Em entrevista concedida ao Les Echos e ao Politico enquanto seguia a bordo do avião presidencial entre Pequim e Cantão, Macron voltou a defender a sua ideia de “autonomia estratégica” em relação aos Estados Unidos, ainda que para tal tenha dado a entender que a questão de Taiwan não é um assunto que diga respeito aos europeus ou, pelo menos, que seja uma prioridade.
“A armadilha para a Europa seria que, no momento em que alcança uma clarificação da sua posição estratégica, quando é mais autónoma estrategicamente do que antes da [pandemia de] covid, é apanhada numa perturbação do mundo e em crises que não são as nossas.
Se houver uma aceleração do duopólio, não teremos tempo nem meios para financiar a nossa autonomia estratégica e tornar-nos-emos vassalos, ao passo que se tivermos alguns anos para construí-lo, podemos ser o terceiro polo”, defendeu.
“Autonomia estratégica significa assumir que temos opiniões convergentes com os Estados Unidos, mas quer se trate da Ucrânia, da relação com a China ou de sanções, temos uma estratégia europeia.
Não queremos entrar numa lógica de bloco contra bloco”, disse.
O conceito de autonomia estratégica é visto com agrado por Pequim, uma vez que abre uma possível brecha no Atlântico, a qual aceleraria o declínio ocidental.
Na entrevista, o líder francês deixou ainda uma crítica à política de sanções norte-americana, ao mostrar-se contra a “extraterritorialidade do dólar”.
A China, mas também a Rússia e o Irão não podiam estar mais de acordo, mas também algumas empresas europeias que na prática perdem acesso a esses mercados sob sanções.
O chefe de Estado francês, que se reuniu várias vezes com Xi Jinping na visita à China e levou uma comitiva composta por empresários, manteve um discurso contido, tendo deixado para a presidente da Comissão Europeia, Ursula von der Leyen, também recebida pelo líder chinês, as palavras mais severas, fosse sobre a posição da guerra na Ucrânia, fosse sobre Taiwan.
“A questão para nós, europeus, é: temos interesse em acelerar a questão de Taiwan? Não.
O pior seria pensar que nós, europeus, deveríamos ser seguidores nesta questão.
O pior seria pensar que nós, europeus, deveríamos ser seguidores nesta questão e adaptar-nos ao ritmo americano e a uma reação excessiva chinesa”, para mais à frente afirmar: “Nós, europeus, temos de acordar.
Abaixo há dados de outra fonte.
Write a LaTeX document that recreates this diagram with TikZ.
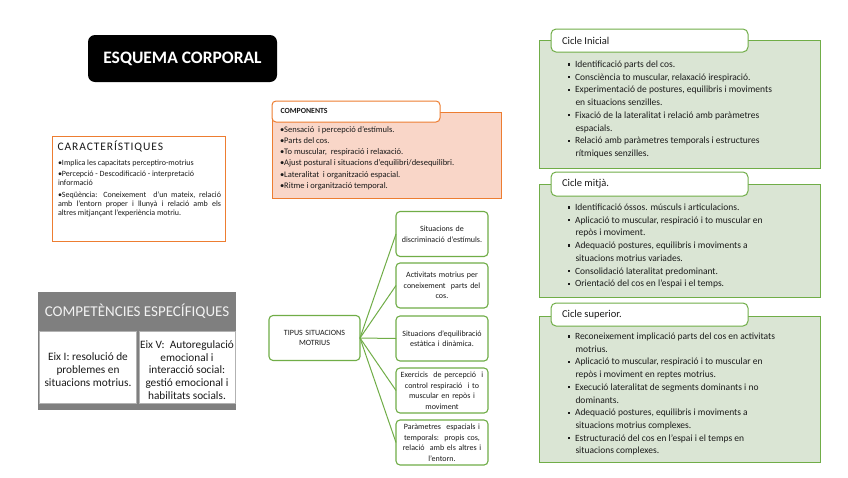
\documentclass[tikz,border=0pt]{standalone}
\usepackage{fontspec}
\setmainfont{Carlito}
\definecolor{orangeC}{HTML}{ED7D31}
\definecolor{salmonF}{HTML}{F9D6C8}
\definecolor{greenC}{HTML}{70AD47}
\definecolor{greenF}{HTML}{DAE5D4}
\definecolor{grayH}{HTML}{7F7F7F}
\definecolor{grayT}{HTML}{F2F2F2}
\definecolor{txtC}{HTML}{1A1A1A}
\newcommand{\sqbul}{\makebox[7pt][l]{\raisebox{2pt}{\rule{2.2pt}{2.2pt}}}}
\newcommand{\citem}[1]{\par\hangindent=7.5pt\hangafter=1\noindent\sqbul#1\par}
\newcommand{\mylist}[2]{\begin{minipage}[t]{#1}\raggedright #2\end{minipage}}
\begin{document}
\begin{tikzpicture}[x=1pt,y=-1pt,
  every node/.style={inner sep=0pt, outer sep=0pt, text=txtC},
  shapebox/.style={rectangle, anchor=north west},
  titlebox/.style={shapebox, fill=black, rounded corners=7pt, text=white, font=\fontsize{17.5}{20}\selectfont\bfseries},
  orngbox/.style={shapebox, draw=orangeC, line width=1pt, fill=white},
  orngpanel/.style={shapebox, draw=orangeC, line width=1pt, fill=salmonF},
  orngtab/.style={shapebox, draw=orangeC, line width=1pt, fill=white, rounded corners=4pt},
  grnpanel/.style={shapebox, draw=greenC, line width=1pt, fill=greenF},
  grntab/.style={shapebox, draw=greenC, line width=1pt, fill=white, rounded corners=5pt},
  grnbox/.style={rectangle, draw=greenC, line width=1.1pt, fill=white, rounded corners=4pt, minimum width=92pt, minimum height=45pt, text width=89pt, align=center, font=\fontsize{8}{10.5}\selectfont},
  conn/.style={draw=greenC, line width=1pt},
  cycletxt/.style={anchor=base west, font=\fontsize{9.5}{12.7}\selectfont},
  tablabel/.style={anchor=west, font=\fontsize{10.5}{12}\selectfont},
  cell/.style={shapebox, fill=white, draw=gray!60, line width=0.4pt},
  celltxt/.style={align=center, font=\fontsize{11.3}{12.7}\selectfont}
]
\useasboundingbox[fill=white] (0,0) rectangle (848,477);

% Title
\node[titlebox, minimum width=189pt, minimum height=47pt] (title) at (88,35) {ESQUEMA CORPORAL};

% Caracteristiques
\node[orngbox, minimum width=173pt, minimum height=105pt] (car) at (52,136) {};
\node[anchor=west, font=\fontsize{11.5}{13}\selectfont\addfontfeature{LetterSpace=8}] (carhead) at (57.5,146.5) {CARACTERÍSTIQUES};
\node[anchor=base west, font=\fontsize{8}{9.2}\selectfont] (cartxt) at (58,165.8) {\mylist{163pt}{%
\textbullet Implica les capacitats perceptiro-motrius\par\vspace{1.2pt}
\textbullet Percepció - Descodificació - interpretació\\informació\par\vspace{2.6pt}
{\rightskip=0pt\relax
\textbullet Seqüència: Coneixement\ \ d'un mateix, relació\linebreak
amb l'entorn proper i llunyà i relació amb els\linebreak
altres mitjançant l'experiència motriu.\par}}};

% Components
\node[orngpanel, minimum width=229pt, minimum height=86pt] (comp) at (272,112) {};
\node[orngtab, minimum width=168pt, minimum height=21pt] (comptab) at (272,101) {};
\node[anchor=west, font=\fontsize{7.8}{9}\selectfont\bfseries] (complabel) at (280.5,111) {COMPONENTS};
\node[anchor=base west, font=\fontsize{8.5}{11.3}\selectfont] (comptxt) at (280,132) {\mylist{215pt}{%
\textbullet Sensació\ \ i percepció d'estímuls.\\
\textbullet Parts del cos.\\
\textbullet To muscular,\ \ respiració i relaxació.\\
\textbullet Ajust postural i situacions d'equilibri/desequilibri.\\
\textbullet Lateralitat\ \ i organització espacial.\\
\textbullet Ritme i organització temporal.}};

% Competencies
\node[shapebox, fill=grayH, minimum width=198pt, minimum height=118pt] (comptable) at (38,292) {};
\node[cell, minimum width=97pt, minimum height=72pt] (cellL) at (39.5,331) {};
\node[cell, minimum width=96pt, minimum height=72pt] (cellR) at (139,331) {};
\node[font=\fontsize{15}{17}\selectfont, text=grayT] (comphead) at (137,311.5) {COMPETÈNCIES ESPECÍFIQUES};
\node[celltxt] (cellLtxt) at (88,369.5) {Eix I: resolució de\\problemes en\\situacions motrius.};
\node[celltxt] (cellRtxt) at (187,370) {Eix V:\ \ Autoregulació\\emocional i\\interacció social:\\gestió emocional i\\habilitats socials.};

% Tipus situacions
\node[grnbox, minimum width=91pt, font=\fontsize{8}{10}\selectfont] (tipus) at (314.5,338) {TIPUS SITUACIONS\\MOTRIUS};
\node[grnbox] (b1) at (442,234) {Situacions de\\discriminació d'estímuls.};
\node[grnbox] (b2) at (442,285.5) {Activitats motrius per\\coneixement\ \ parts del\\cos.};
\node[grnbox] (b3) at (442,338.5) {Situacions d'equilibració\\estàtica i dinàmica.};
\node[grnbox] (b4) at (442,390.5) {Exercicis\ \ de percepció\ \ i\\control respiració\ \ i to\\muscular en repòs i\\moviment};
\node[grnbox] (b5) at (442,442.5) {Paràmetres\ \ espacials i\\temporals:\ \ propis cos,\\relació\ \ amb els altres i\\l'entorn.};
\foreach \b in {b1,b2,b3,b4,b5} \draw[conn] (tipus.east) -- (\b.west);

% Cicle Inicial
\node[grnpanel, minimum width=281pt, minimum height=128pt] (ciP) at (539,40) {};
\node[grntab, minimum width=197pt, minimum height=23pt] (ciT) at (551,29) {};
\node[tablabel] (ciL) at (562,40.5) {Cicle Inicial};
\node[cycletxt] (ciTxt) at (568,67.5) {\mylist{250pt}{%
\citem{Identificació parts del cos.}
\citem{Consciència to muscular, relaxació irespiració.}
\citem{Experimentació de postures, equilibris i moviments\newline en situacions senzilles.}
\citem{Fixació de la lateralitat i relació amb paràmetres\newline espacials.}
\citem{Relació amb paràmetres temporals i estructures\newline rítmiques senzilles.}}};

% Cicle mitja
\node[grnpanel, minimum width=281pt, minimum height=113pt] (cmP) at (539,184) {};
\node[grntab, minimum width=197pt, minimum height=24pt] (cmT) at (551,172) {};
\node[tablabel] (cmL) at (562,184) {Cicle mitjà.};
\node[cycletxt] (cmTxt) at (568,210.5) {\mylist{250pt}{%
\citem{Identificació óssos. músculs i articulacions.}
\citem{Aplicació to muscular, respiració i to muscular en\newline repòs i moviment.}
\citem{Adequació postures, equilibris i moviments a\newline situacions motrius variades.}
\citem{Consolidació lateralitat predominant.}
\citem{Orientació del cos en l'espai i el temps.}}};

% Cicle superior
\node[grnpanel, minimum width=281pt, minimum height=146pt] (csP) at (539,316) {};
\node[grntab, minimum width=197pt, minimum height=23pt] (csT) at (551,303) {};
\node[tablabel] (csL) at (562,314.5) {Cicle superior.};
\node[cycletxt] (csTxt) at (568,339.5) {\mylist{250pt}{%
\citem{Reconeixement implicació parts del cos en activitats\newline motrius.}
\citem{Aplicació to muscular, respiració i to muscular en\newline repòs i moviment en reptes motrius.}
\citem{Execució lateralitat de segments dominants i no\newline dominants.}
\citem{Adequació postures, equilibris i moviments a\newline situacions motrius complexes.}
\citem{Estructuració del cos en l'espai i el temps en\newline situacions complexes.}}};
\end{tikzpicture}
\end{document}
A nossa prioridade não é a adaptação à agenda dos outros em todas as regiões do mundo.” Segundo o Politico, que cita uma fonte presente na reunião trilateral com Macron e Von der Leyen, Xi Jinping ficou “visivelmente incomodado por ter sido considerado responsável pelo conflito na Ucrânia e minimizou a sua recente visita a Moscovo”.
O incómodo passou a fúria quando o tópico foi os Estados Unidos e Taiwan, em particular a passagem da presidente Tsai Ing-wen pelos EUA, e ainda o facto de questões de política externa estarem a ser levantadas pelos europeus.
Pequim considera Taiwan uma província sua e tem como objetivo a unificação, nem que seja pela força.
Horas depois de o presidente francês ter abandonado o gigante asiático o Exército chinês anunciou manobras militares de “preparação para o combate” no Estreito da Formosa.
Ao segundo dia, o Exército de Taipé detetou 11 navios de guerra e 70 aviões das forças de Pequim à sua volta, tendo a China simulado “ataques conjuntos de precisão” contra “alvos chave na Ilha de Taiwan e águas circundantes”.